● **Problem description**: Skip the pictures, please, and write out exactly the lines from the opening of the data through the line containing "6.88, 7.0, 7.0, 7.0, 7.0]".

● **Given data**:
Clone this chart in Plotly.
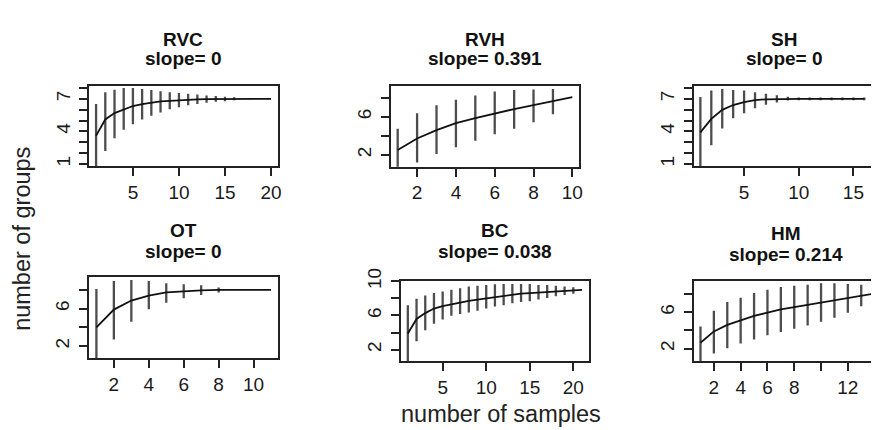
import plotly.graph_objects as go

# ---------------- data ----------------
panel_names = ["RVC", "RVH", "SH", "OT", "BC", "HM"]
slopes = ["0", "0.391", "0", "0", "0.038", "0.214"]

rvc_mean = [3.61, 5.1, 5.69, 6.04, 6.34, 6.52, 6.67, 6.76, 6.82, 6.88, 6.93, 6.96, 6.98, 6.99, 7.0, 7.0, 7.0, 7.0, 7.0, 7.0]
rvc_upper = [6.52, 7.62, 7.85, 8.0, 8.0, 7.91, 7.82, 7.71, 7.62, 7.53, 7.47, 7.41, 7.32, 7.26, 7.2, 7.14, 7.0, 7.0, 7.0, 7.0]
rvc_lower = [0.7, 2.19, 3.37, 4.15, 4.65, 5.09, 5.45, 5.75, 6.04, 6.22, 6.4, 6.52, 6.64, 6.73, 6.79, 6.88, 7.0, 7.0, 7.0, 7.0]

rvh_mean = [2.51, 3.71, 4.59, 5.34, 5.86, 6.37, 6.81, 7.22, 7.63, 8.08]
rvh_upper = [4.73, 6.37, 7.22, 7.8, 8.25, 8.66, 8.83, 8.86, 8.93, 8.08]
rvh_lower = [0.29, 1.18, 2.07, 2.78, 3.47, 4.15, 4.73, 5.41, 6.27, 8.08]

sh_mean = [3.91, 5.15, 5.99, 6.43, 6.7, 6.88, 6.96, 6.99, 7.0, 7.0, 7.0, 7.0, 7.0, 7.0, 7.0, 7.0]
sh_upper = [7.17, 7.76, 7.91, 7.82, 7.76, 7.62, 7.48, 7.34, 7.2, 7.12, 7.12, 7.12, 7.12, 7.12, 7.12, 7.12]
sh_lower = [0.65, 2.72, 4.26, 5.21, 5.68, 6.13, 6.45, 6.66, 6.85, 6.88, 6.88, 6.88, 6.88, 6.88, 6.88, 6.88]

ot_mean = [3.98, 5.89, 6.86, 7.38, 7.73, 7.87, 7.94, 8.0, 8.0, 8.0, 8.0]
ot_upper = [8.08, 8.94, 9.05, 8.94, 8.7, 8.6, 8.49, 8.25, 8.0, 8.0, 8.0]
ot_lower = [-0.12, 2.69, 4.6, 5.92, 6.62, 7.1, 7.45, 7.73, 8.0, 8.0, 8.0]

bc_mean = [3.89, 5.6, 6.28, 6.81, 7.11, 7.34, 7.56, 7.71, 7.87, 8.02, 8.17, 8.32, 8.44, 8.55, 8.63, 8.7, 8.78, 8.85, 8.89, 8.93, 9.0]
bc_upper = [7.19, 7.95, 8.33, 8.63, 8.82, 9.01, 9.2, 9.39, 9.47, 9.58, 9.66, 9.69, 9.69, 9.69, 9.69, 9.58, 9.58, 9.47, 9.39, 9.31, 9.0]
bc_lower = [0.59, 2.99, 4.27, 5.03, 5.52, 5.98, 6.17, 6.36, 6.55, 6.81, 7.04, 7.19, 7.42, 7.57, 7.68, 7.87, 8.06, 8.25, 8.4, 8.55, 9.0]

hm_mean = [2.64, 3.89, 4.61, 5.14, 5.61, 5.96, 6.32, 6.57, 6.82, 7.11, 7.39, 7.61, 7.82, 8.07]
hm_upper = [4.43, 6.18, 7.14, 7.61, 8.14, 8.5, 8.79, 8.93, 9.04, 9.21, 9.21, 9.14, 9.04, 8.07]
hm_lower = [0.5, 1.46, 2.04, 2.54, 3.0, 3.46, 3.82, 4.18, 4.54, 4.96, 5.39, 5.96, 6.68, 8.07]

means = [rvc_mean, rvh_mean, sh_mean, ot_mean, bc_mean, hm_mean]
uppers = [rvc_upper, rvh_upper, sh_upper, ot_upper, bc_upper, hm_upper]
lowers = [rvc_lower, rvh_lower, sh_lower, ot_lower, bc_lower, hm_lower]

x_tickvals = [[5, 10, 15, 20], [2, 4, 6, 8, 10], [5, 10, 15], [2, 4, 6, 8, 10], [5, 10, 15, 20], [2, 4, 6, 8, 10, 12, 14]]
x_ticktext = [["5", "10", "15", "20"], ["2", "4", "6", "8", "10"], ["5", "10", "15"], ["2", "4", "6", "8", "10"],
              ["5", "10", "15", "20"], ["2", "4", "6", "8", "", "12", "14"]]
y_tickvals = [[1, 2, 3, 4, 5, 6, 7, 8], [2, 4, 6, 8], [1, 2, 3, 4, 5, 6, 7, 8], [2, 4, 6, 8], [2, 4, 6, 8, 10], [2, 4, 6, 8]]
y_ticktext = [["1", "", "", "4", "", "", "7", ""], ["2", "", "6", ""], ["1", "", "", "4", "", "", "7", ""],
              ["2", "", "6", ""], ["2", "", "6", "", "10"], ["2", "", "6", ""]]

# ---------------- layout (pixel boxes) ----------------
W, H = 875, 430
boxes = [  # left, right, top, bottom in px
    (89.5, 279.3, 75, 158),
    (392.5, 582, 75, 158.5),
    (697, 875, 75, 158),
    (89.3, 279.3, 272, 355.7),
    (402.7, 591.7, 276, 359.3),
    (696.7, 875, 276, 359.3),
]
cut_right = [False, False, True, False, False, True]
x_ranges = [[0.24, 20.76], [0.64, 10.36], [0.4, 16.61], [0.57, 11.4], [0.2, 21.8], [0.48, 13.73]]
y_ranges = [[0.79, 8.21], [0.74, 9.27], [0.79, 8.21], [0.72, 9.4], [0.62, 10.08], [0.57, 9.5]]
title_x = [184, 487, 788, 184, 497, 790]
name_y = [27, 27, 27, 224, 224, 227]
slope_y = [47, 47, 47, 246, 246, 249]

FONT = "Liberation Sans, Arial, sans-serif"
TICKF = dict(size=19, family=FONT, color="#1a1a1a")
fig = go.Figure()
layout = dict(width=W, height=H, margin=dict(l=0, r=0, t=0, b=0),
              paper_bgcolor="white", plot_bgcolor="white", showlegend=False,
              font=dict(family=FONT, color="#1a1a1a"))
annotations = []

for i in range(6):
    n = len(means[i])
    xs = list(range(1, n + 1))
    sfx = "" if i == 0 else str(i + 1)
    bx, by = [], []
    for x, lo, hi in zip(xs, lowers[i], uppers[i]):
        if hi - lo > 1e-9:
            bx += [x, x, None]
            by += [lo, hi, None]
    fig.add_trace(go.Scatter(x=bx, y=by, mode="lines", line=dict(color="#4d4d4d", width=2.3),
                             xaxis="x" + sfx, yaxis="y" + sfx, hoverinfo="skip"))
    fig.add_trace(go.Scatter(x=xs, y=means[i], mode="lines", line=dict(color="#111111", width=1.8),
                             xaxis="x" + sfx, yaxis="y" + sfx))
    l, r, t, b = boxes[i]
    layout["xaxis" + sfx] = dict(domain=[l / W, r / W], anchor="y" + sfx, range=x_ranges[i],
                                 tickvals=x_tickvals[i], ticktext=x_ticktext[i], ticks="outside",
                                 ticklen=8, tickwidth=1.6, tickcolor="#222", showgrid=False,
                                 zeroline=False, showline=True, mirror=True, linecolor="#222",
                                 linewidth=1.6, tickfont=TICKF)
    layout["yaxis" + sfx] = dict(domain=[1 - b / H, 1 - t / H], anchor="x" + sfx, range=y_ranges[i],
                                 tickvals=y_tickvals[i], ticktext=y_ticktext[i], ticks="outside",
                                 ticklen=8, tickwidth=1.6, tickcolor="#222", showgrid=False,
                                 zeroline=False, showline=True, mirror=not cut_right[i], linecolor="#222",
                                 linewidth=1.6, tickangle=-90, ticklabelstandoff=2, tickfont=TICKF)
    annotations.append(dict(x=title_x[i] / W, y=1 - name_y[i] / H, xref="paper", yref="paper",
                            text="<b>%s</b>" % panel_names[i],
                            showarrow=False, xanchor="center", yanchor="middle",
                            font=dict(size=19, family=FONT, color="#111")))
    annotations.append(dict(x=title_x[i] / W, y=1 - slope_y[i] / H, xref="paper", yref="paper",
                            text="<b>slope= %s</b>" % slopes[i],
                            showarrow=False, xanchor="center", yanchor="middle",
                            font=dict(size=19, family=FONT, color="#111")))

annotations.append(dict(x=503 / W, y=1 - 413 / H, xref="paper", yref="paper", text="number of samples",
                        showarrow=False, xanchor="center", yanchor="middle",
                        font=dict(size=23.5, family=FONT, color="#222")))
annotations.append(dict(x=22 / W, y=1 - 233 / H, xref="paper", yref="paper", text="number of groups",
                        showarrow=False, xanchor="center", yanchor="middle", textangle=-90,
                        font=dict(size=23.5, family=FONT, color="#222")))
layout["annotations"] = annotations
fig.update_layout(**layout)
fig.write_html("out.html", post_script="document.body.style.margin='0px';document.body.style.padding='0px';")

● **Answer for this exercise**:
Clone this chart in Plotly.
import plotly.graph_objects as go

# ---------------- data ----------------
panel_names = ["RVC", "RVH", "SH", "OT", "BC", "HM"]
slopes = ["0", "0.391", "0", "0", "0.038", "0.214"]

rvc_mean = [3.61, 5.1, 5.69, 6.04, 6.34, 6.52, 6.67, 6.76, 6.82, 6.88, 6.93, 6.96, 6.98, 6.99, 7.0, 7.0, 7.0, 7.0, 7.0, 7.0]
rvc_upper = [6.52, 7.62, 7.85, 8.0, 8.0, 7.91, 7.82, 7.71, 7.62, 7.53, 7.47, 7.41, 7.32, 7.26, 7.2, 7.14, 7.0, 7.0, 7.0, 7.0]
rvc_lower = [0.7, 2.19, 3.37, 4.15, 4.65, 5.09, 5.45, 5.75, 6.04, 6.22, 6.4, 6.52, 6.64, 6.73, 6.79, 6.88, 7.0, 7.0, 7.0, 7.0]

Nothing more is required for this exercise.